*The exercise*:
Reproduce all the material exactly, minus any pictures it holds.

*Available data*:
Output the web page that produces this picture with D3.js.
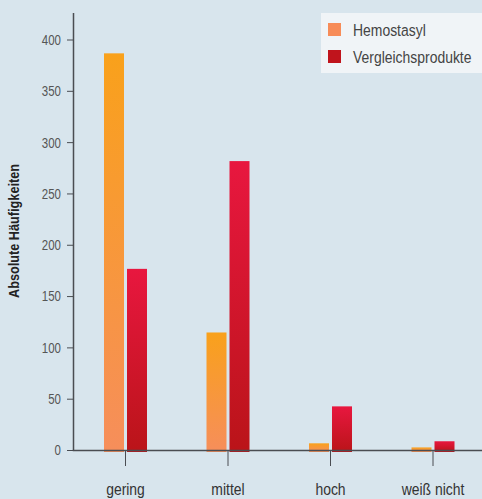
<!DOCTYPE html>
<html>
<head>
<meta charset="utf-8">
<script src="https://cdn.jsdelivr.net/npm/d3@7"></script>
<style>
    body { margin: 0; background: #d8e5ed; }
    svg { display: block; font-family: "Liberation Sans", Arial, sans-serif; }
    .tick-label { font-size: 14px; fill: #555; }
    .cat-label { font-size: 17px; fill: #333; }
    .legend-text { font-size: 17px; fill: #444; }
    .axis-title { font-size: 15.5px; font-weight: bold; fill: #222; }
</style>
</head>
<body>
<div class="chart"></div>
<script>
    var categories = ["gering", "mittel", "hoch", "weiß nicht"];
    var series = ["Hemostasyl", "Vergleichsprodukte"];
    var hemostasyl = [387, 115, 7, 3];
    var vergleich = [177, 282, 43, 9];
    var yTicks = [0, 50, 100, 150, 200, 250, 300, 350, 400];

    var width = 482, height = 499;
    var axisX = 73.5, baseY = 450.5;
    var narrow = 0.82; // condensed look

    function placeText(x, y) {
        return "translate(" + x + ", " + y + ") scale(" + narrow + ", 1)";
    }

    var svg = d3.select(".chart").append("svg")
        .attr("width", width)
        .attr("height", height);

    svg.append("rect")
        .attr("width", width)
        .attr("height", height)
        .style("fill", "#d8e5ed");

    // gradients
    var defs = svg.append("defs");
    var gradColors = [["#f9a11b", "#f68e5b"], ["#e8173f", "#ba1419"]];
    gradColors.forEach(function(c, i) {
        var g = defs.append("linearGradient")
            .attr("id", "grad" + i)
            .attr("x1", 0).attr("y1", 0).attr("x2", 0).attr("y2", 1);
        g.append("stop").attr("offset", "0%").attr("stop-color", c[0]);
        g.append("stop").attr("offset", "100%").attr("stop-color", c[1]);
    });

    var y = d3.scaleLinear().domain([0, 400]).range([baseY, 40]);
    var x = d3.scaleBand().domain(categories).range([74.25, 484.25]);
    var x1 = d3.scaleBand().domain(series).range([-21.5, 21.5]).paddingInner(3 / 23);

    var rows = categories.map(function(c, i) {
        return {cat: c, values: [hemostasyl[i], vergleich[i]]};
    });

    // bars
    var groups = svg.selectAll(".group")
        .data(rows)
        .enter()
        .append("g")
            .classed("group", true)
            .attr("transform", function(d) { return "translate(" + (x(d.cat) + x.bandwidth() / 2) + ", 0)"; });

    groups.selectAll("rect")
        .data(function(d) { return d.values.map(function(v, i) { return {s: series[i], i: i, v: v}; }); })
        .enter()
        .append("rect")
            .attr("x", function(d) { return x1(d.s); })
            .attr("width", x1.bandwidth())
            .attr("y", function(d) { return y(d.v); })
            .attr("height", function(d) { return y(0) - y(d.v) + 1.5; })
            .style("fill", function(d) { return "url(#grad" + d.i + ")"; });

    // y axis
    var axisColor = "#4a4d52";
    svg.append("line")
        .attr("x1", axisX).attr("x2", axisX)
        .attr("y1", 13).attr("y2", baseY)
        .style("stroke", axisColor)
        .style("stroke-width", 1.5);

    var yt = svg.selectAll(".ytick")
        .data(yTicks)
        .enter()
        .append("g")
            .classed("ytick", true)
            .attr("transform", function(d) { return "translate(0, " + y(d) + ")"; });

    yt.append("line")
        .attr("x1", 67).attr("x2", axisX)
        .style("stroke", axisColor)
        .style("stroke-width", 1);

    yt.append("text")
        .classed("tick-label", true)
        .attr("transform", placeText(61, 0))
        .attr("dy", "0.35em")
        .attr("text-anchor", "end")
        .text(function(d) { return d; });

    svg.append("text")
        .classed("axis-title", true)
        .attr("transform", "translate(19, 231) rotate(-90) scale(" + narrow + ", 1)")
        .attr("text-anchor", "middle")
        .text("Absolute Häufigkeiten");

    // x axis
    svg.append("line")
        .attr("x1", axisX - 0.75).attr("x2", width)
        .attr("y1", baseY).attr("y2", baseY)
        .style("stroke", axisColor)
        .style("stroke-width", 1.5);

    var xt = svg.selectAll(".xtick")
        .data(categories)
        .enter()
        .append("g")
            .classed("xtick", true)
            .attr("transform", function(d) { return "translate(" + (x(d) + x.bandwidth() / 2) + ", 0)"; });

    xt.append("line")
        .attr("y1", baseY).attr("y2", 466)
        .style("stroke", axisColor)
        .style("stroke-width", 1);

    xt.append("text")
        .classed("cat-label", true)
        .attr("transform", placeText(0, 495))
        .attr("text-anchor", "middle")
        .text(function(d) { return d; });

    // legend
    var legend = svg.append("g").classed("legend", true);
    legend.append("rect")
        .attr("x", 321).attr("y", 13)
        .attr("width", width - 321).attr("height", 60)
        .style("fill", "#f0f4f7");

    var legendColors = ["#f78c58", "#c0141c"];
    var items = legend.selectAll(".item")
        .data(series)
        .enter()
        .append("g")
            .classed("item", true)
            .attr("transform", function(d, i) { return "translate(328, " + (23 + i * 27) + ")"; });

    items.append("rect")
        .attr("width", 13).attr("height", 13)
        .style("fill", function(d, i) { return legendColors[i]; });

    items.append("text")
        .classed("legend-text", true)
        .attr("transform", placeText(25, 13))
        .text(function(d) { return d; });
</script>
</body>
</html>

*Answer in full*:
Output the web page that produces this picture with D3.js.
<!DOCTYPE html>
<html>
<head>
<meta charset="utf-8">
<script src="https://cdn.jsdelivr.net/npm/d3@7"></script>
<style>
    body { margin: 0; background: #d8e5ed; }
    svg { display: block; font-family: "Liberation Sans", Arial, sans-serif; }
    .tick-label { font-size: 14px; fill: #555; }
    .cat-label { font-size: 17px; fill: #333; }
    .legend-text { font-size: 17px; fill: #444; }
    .axis-title { font-size: 15.5px; font-weight: bold; fill: #222; }
</style>
</head>
<body>
<div class="chart"></div>
<script>
    var categories = ["gering", "mittel", "hoch", "weiß nicht"];
    var series = ["Hemostasyl", "Vergleichsprodukte"];
    var hemostasyl = [387, 115, 7, 3];
    var vergleich = [177, 282, 43, 9];
    var yTicks = [0, 50, 100, 150, 200, 250, 300, 350, 400];

    var width = 482, height = 499;
    var axisX = 73.5, baseY = 450.5;
    var narrow = 0.82; // condensed look

    function placeText(x, y) {
        return "translate(" + x + ", " + y + ") scale(" + narrow + ", 1)";
    }

    var svg = d3.select(".chart").append("svg")
        .attr("width", width)
        .attr("height", height);

    svg.append("rect")
        .attr("width", width)
        .attr("height", height)
        .style("fill", "#d8e5ed");

    // gradients
    var defs = svg.append("defs");
    var gradColors = [["#f9a11b", "#f68e5b"], ["#e8173f", "#ba1419"]];
    gradColors.forEach(function(c, i) {
        var g = defs.append("linearGradient")
            .attr("id", "grad" + i)
            .attr("x1", 0).attr("y1", 0).attr("x2", 0).attr("y2", 1);
        g.append("stop").attr("offset", "0%").attr("stop-color", c[0]);
        g.append("stop").attr("offset", "100%").attr("stop-color", c[1]);
    });

    var y = d3.scaleLinear().domain([0, 400]).range([baseY, 40]);
    var x = d3.scaleBand().domain(categories).range([74.25, 484.25]);
    var x1 = d3.scaleBand().domain(series).range([-21.5, 21.5]).paddingInner(3 / 23);

    var rows = categories.map(function(c, i) {
        return {cat: c, values: [hemostasyl[i], vergleich[i]]};
    });

    // bars
    var groups = svg.selectAll(".group")
        .data(rows)
        .enter()
        .append("g")
            .classed("group", true)
            .attr("transform", function(d) { return "translate(" + (x(d.cat) + x.bandwidth() / 2) + ", 0)"; });

    groups.selectAll("rect")
        .data(function(d) { return d.values.map(function(v, i) { return {s: series[i], i: i, v: v}; }); })
        .enter()
        .append("rect")
            .attr("x", function(d) { return x1(d.s); })
            .attr("width", x1.bandwidth())
            .attr("y", function(d) { return y(d.v); })
            .attr("height", function(d) { return y(0) - y(d.v) + 1.5; })
            .style("fill", function(d) { return "url(#grad" + d.i + ")"; });

    // y axis
    var axisColor = "#4a4d52";
    svg.append("line")
        .attr("x1", axisX).attr("x2", axisX)
        .attr("y1", 13).attr("y2", baseY)
        .style("stroke", axisColor)
        .style("stroke-width", 1.5);

    var yt = svg.selectAll(".ytick")
        .data(yTicks)
        .enter()
        .append("g")
            .classed("ytick", true)
            .attr("transform", function(d) { return "translate(0, " + y(d) + ")"; });

    yt.append("line")
        .attr("x1", 67).attr("x2", axisX)
        .style("stroke", axisColor)
        .style("stroke-width", 1);

    yt.append("text")
        .classed("tick-label", true)
        .attr("transform", placeText(61, 0))
        .attr("dy", "0.35em")
        .attr("text-anchor", "end")
        .text(function(d) { return d; });

    svg.append("text")
        .classed("axis-title", true)
        .attr("transform", "translate(19, 231) rotate(-90) scale(" + narrow + ", 1)")
        .attr("text-anchor", "middle")
        .text("Absolute Häufigkeiten");

    // x axis
    svg.append("line")
        .attr("x1", axisX - 0.75).attr("x2", width)
        .attr("y1", baseY).attr("y2", baseY)
        .style("stroke", axisColor)
        .style("stroke-width", 1.5);

    var xt = svg.selectAll(".xtick")
        .data(categories)
        .enter()
        .append("g")
            .classed("xtick", true)
            .attr("transform", function(d) { return "translate(" + (x(d) + x.bandwidth() / 2) + ", 0)"; });

    xt.append("line")
        .attr("y1", baseY).attr("y2", 466)
        .style("stroke", axisColor)
        .style("stroke-width", 1);

    xt.append("text")
        .classed("cat-label", true)
        .attr("transform", placeText(0, 495))
        .attr("text-anchor", "middle")
        .text(function(d) { return d; });

    // legend
    var legend = svg.append("g").classed("legend", true);
    legend.append("rect")
        .attr("x", 321).attr("y", 13)
        .attr("width", width - 321).attr("height", 60)
        .style("fill", "#f0f4f7");

    var legendColors = ["#f78c58", "#c0141c"];
    var items = legend.selectAll(".item")
        .data(series)
        .enter()
        .append("g")
            .classed("item", true)
            .attr("transform", function(d, i) { return "translate(328, " + (23 + i * 27) + ")"; });

    items.append("rect")
        .attr("width", 13).attr("height", 13)
        .style("fill", function(d, i) { return legendColors[i]; });

    items.append("text")
        .classed("legend-text", true)
        .attr("transform", placeText(25, 13))
        .text(function(d) { return d; });
</script>
</body>
</html>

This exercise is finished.